Light propagating through a sound wave We know that the speed of light depends on the density of the medium it is travelling through. It travels faster through less dense media and slower through more dense media.
When we produce sound, a series of rarefactions and compressions are created in the medium by the vibration of the source of sound. Compressions have high pressure and high density, while rarefactions have low pressure and low density.
If light is made to propagate through such a disturbance in the medium, does it experience refraction due to changes in the density of the medium? Why don't we observe this?
 A: I have seen it with standing waves in water, a PhyWe demonstration experiment. The frequency 800 kHz, which gives a distance between nodes of about a millimeter. The standing wave is in a cuvette, between the head of a piezo hydrophone transducer and the bottom. When looking through the water, one sees the varying index of refraction as a "wavyness" of the background.
I could not find a description of this online, but I found this about demonstration experiments in air: https://docplayer.org/52348266-Unsichtbares-sichtbar-machen-schallwellenfronten-im-bild.html
A: Actually this effect has been discovered in 1932 with light diffracted by ultra-sound waves.
In order to get observable effects you need ultra-sound
with wavelengths in the μm range (i.e. not much longer than light waves),
and thus sound frequencies in the MHz range.
See for example here:


*

*On the Scattering of Light by Supersonic Waves
by Debye and Sears in 1932  




*Propriétés optiques des milieux solides et liquides soumis aux
vibrations élastiques ultra sonores
(Optical properties of solid and liquid media subjected to ultrasonic elastic vibrations)
by Lucas and Biquard in 1932  
translated from French:

Abstract : This article describes the main optical properties presented by solid and liquid media, subjected to ultra sonic elastic vibrations whose frequencies range from 600,000 to 30 million per second. These ultra sounds were obtained by Langevin's method using piezoelectric quartz excited with high frequency. Under these conditions, and according to the relative sizes of the elastic wavelengths, the light wavelengths, and the opening of the light beam passing through the medium studied, different optical phenomena are observed. In the case of the smallest elastic wavelengths of up to a few tenths of a millimeter, grating-like light diffraction patterns are observed when the incident light rays run parallel to the elastic wave planes. ...
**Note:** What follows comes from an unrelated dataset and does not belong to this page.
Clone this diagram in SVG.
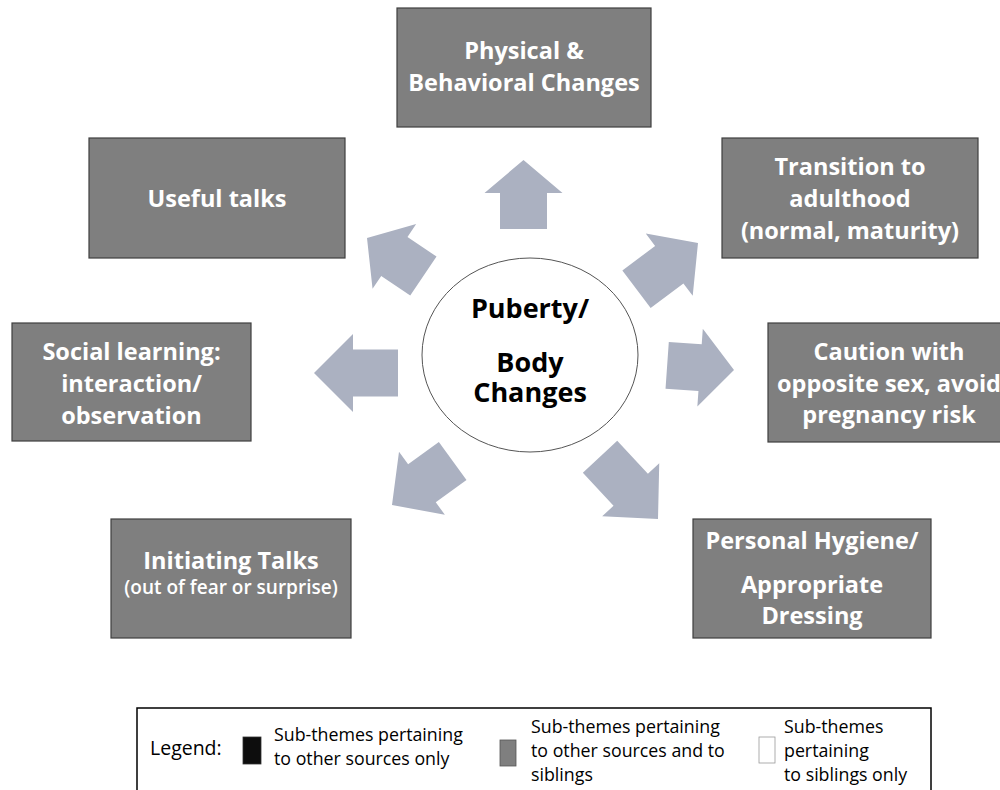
<svg xmlns="http://www.w3.org/2000/svg" width="1000" height="790" viewBox="0 0 1000 790">
<style>
.box{fill:#7f7f7f;stroke:#3f3f3f;stroke-width:1.2}
.bt{font-family:"Open Sans","Liberation Sans",sans-serif;font-weight:700;font-size:23.5px;fill:#ffffff;text-anchor:middle}
.sm{font-family:"Open Sans","Liberation Sans",sans-serif;font-weight:600;font-size:19px;fill:#ffffff;text-anchor:middle}
.arr{fill:#abb1c1}
.ct{font-family:"Open Sans","Liberation Sans",sans-serif;font-weight:700;font-size:27px;fill:#000000;text-anchor:middle}
.lt{font-family:"Open Sans","Liberation Sans",sans-serif;font-size:17.8px;fill:#000000}
</style>
<rect width="1000" height="790" fill="#ffffff"/>
<g id="connectors">
<polygon class="arr" transform="translate(523.5,160) rotate(-90)" points="0,0 -33,-39 -33,-23.5 -69,-23.5 -69,23.5 -33,23.5 -33,39"/>
<polygon class="arr" transform="translate(698,243) rotate(-37)" points="0,0 -36,-39 -36,-23.5 -77,-23.5 -77,23.5 -36,23.5 -36,39"/>
<polygon class="arr" transform="translate(734,370) rotate(4)" points="0,0 -34,-39 -34,-23.5 -67,-23.5 -67,23.5 -34,23.5 -34,39"/>
<polygon class="arr" transform="translate(658,519) rotate(47)" points="0,0 -40,-39 -40,-23.5 -85,-23.5 -85,23.5 -40,23.5 -40,39"/>
<polygon class="arr" transform="translate(392,505) rotate(144)" points="0,0 -37,-39 -37,-23.5 -75,-23.5 -75,23.5 -37,23.5 -37,39"/>
<polygon class="arr" transform="translate(314,373) rotate(180)" points="0,0 -39,-39 -39,-23.5 -84,-23.5 -84,23.5 -39,23.5 -39,39"/>
<polygon class="arr" transform="translate(367,238) rotate(-146)" points="0,0 -33,-39 -33,-23.5 -68,-23.5 -68,23.5 -33,23.5 -33,39"/>
</g>
<g id="center">
<ellipse cx="530" cy="355" rx="108" ry="97" fill="#ffffff" stroke="#555555" stroke-width="1"/>
<text class="ct" x="530" y="318">Puberty/</text>
<text class="ct" x="530" y="372">Body</text>
<text class="ct" x="530" y="402">Changes</text>
</g>
<g id="physical">
<rect class="box" x="397" y="8" width="254" height="119"/>
<text class="bt" x="524" y="59">Physical &amp;</text>
<text class="bt" x="524" y="91">Behavioral Changes</text>
</g>
<g id="transition">
<rect class="box" x="722" y="138" width="256" height="120"/>
<text class="bt" x="850" y="175">Transition to</text>
<text class="bt" x="850" y="207">adulthood</text>
<text class="bt" x="850" y="239">(normal, maturity)</text>
</g>
<g id="caution">
<rect class="box" x="768" y="323" width="242" height="119"/>
<text class="bt" x="889" y="360">Caution with</text>
<text class="bt" x="889" y="392">opposite sex, avoid</text>
<text class="bt" x="889" y="423">pregnancy risk</text>
</g>
<g id="hygiene">
<rect class="box" x="693" y="519" width="238" height="119"/>
<text class="bt" x="812" y="549">Personal Hygiene/</text>
<text class="bt" x="812" y="593">Appropriate</text>
<text class="bt" x="812" y="624">Dressing</text>
</g>
<g id="initiating">
<rect class="box" x="111" y="519" width="240" height="119"/>
<text class="bt" x="231" y="569">Initiating Talks</text>
<text class="sm" x="231" y="594">(out of fear or surprise)</text>
</g>
<g id="social">
<rect class="box" x="12" y="323" width="239" height="118"/>
<text class="bt" x="131.5" y="360">Social learning:</text>
<text class="bt" x="131.5" y="392">interaction/</text>
<text class="bt" x="131.5" y="424">observation</text>
</g>
<g id="useful">
<rect class="box" x="89" y="138" width="256" height="120"/>
<text class="bt" x="217" y="207">Useful talks</text>
</g>
<g id="legend">
<rect x="137" y="708" width="794" height="90" fill="#ffffff" stroke="#000000" stroke-width="1.5"/>
<text class="lt" x="150" y="755" style="font-size:19.5px">Legend:</text>
<rect x="243" y="737" width="18" height="27" fill="#0d0d0d" stroke="#333333" stroke-width="0.8"/>
<text class="lt" x="274" y="741">Sub-themes pertaining</text>
<text class="lt" x="274" y="765">to other sources only</text>
<rect x="500" y="740" width="16" height="26" fill="#7f7f7f" stroke="#555555" stroke-width="0.8"/>
<text class="lt" x="531" y="733">Sub-themes pertaining</text>
<text class="lt" x="531" y="757">to other sources and to</text>
<text class="lt" x="531" y="781">siblings</text>
<rect x="759" y="737" width="16" height="26" fill="#ffffff" stroke="#999999" stroke-width="0.8"/>
<text class="lt" x="784" y="733">Sub-themes</text>
<text class="lt" x="784" y="757">pertaining</text>
<text class="lt" x="784" y="781">to siblings only</text>
</g>
</svg>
*The diffraction of light by high frequency sound waves: Part I
by Raman and Nagendra Nathe in 1935


A theory of the phenomenon of the diffraction of light by sound-waves of high frequency in a medium, discovered by Debye and Sears and Lucas and Biquard, is developed.

A: A few factors contribute to this:


*

*Air has low index of refraction therefore optical effects arising from its mechanical pressure will be weak;

*Even loud sounds have low mechanical pressure. Wolfram Alpha database lists 200 pascals as pressure of jet airplane at 100 meters, which works out as ~0.5% pressure difference between peak and trough;

*Waves do not cause harsh boundary between high and low pressures;

*Sources of loud sounds typically cause other phenomena that obscure this. Combustion creates light and heat, and rapid pressure release can force water in the air to become opaque.


Even with all that, it is possible to magnify the effect using distant point light and either by merely observing refracted patterns or creating a setup where half of the refocused image is blocked. Using the second technique it is possible to observe clap of hands.
A: You can see the effect of density change on refractive index due to heating of air. For a simple example, light a candle and look through the air column directly above the flame. The flame heats air which rises, but the flow is turbulent, so you'll see objects  on the other side of the air column shimmer as the stream of hot air wavers from side to side.
You can see this effect when you look across a paved surface on a hot sunny day.
You won't see this effect with sound, at least not at typical listening levels because the density changes are too small (as noted in one of the other answers).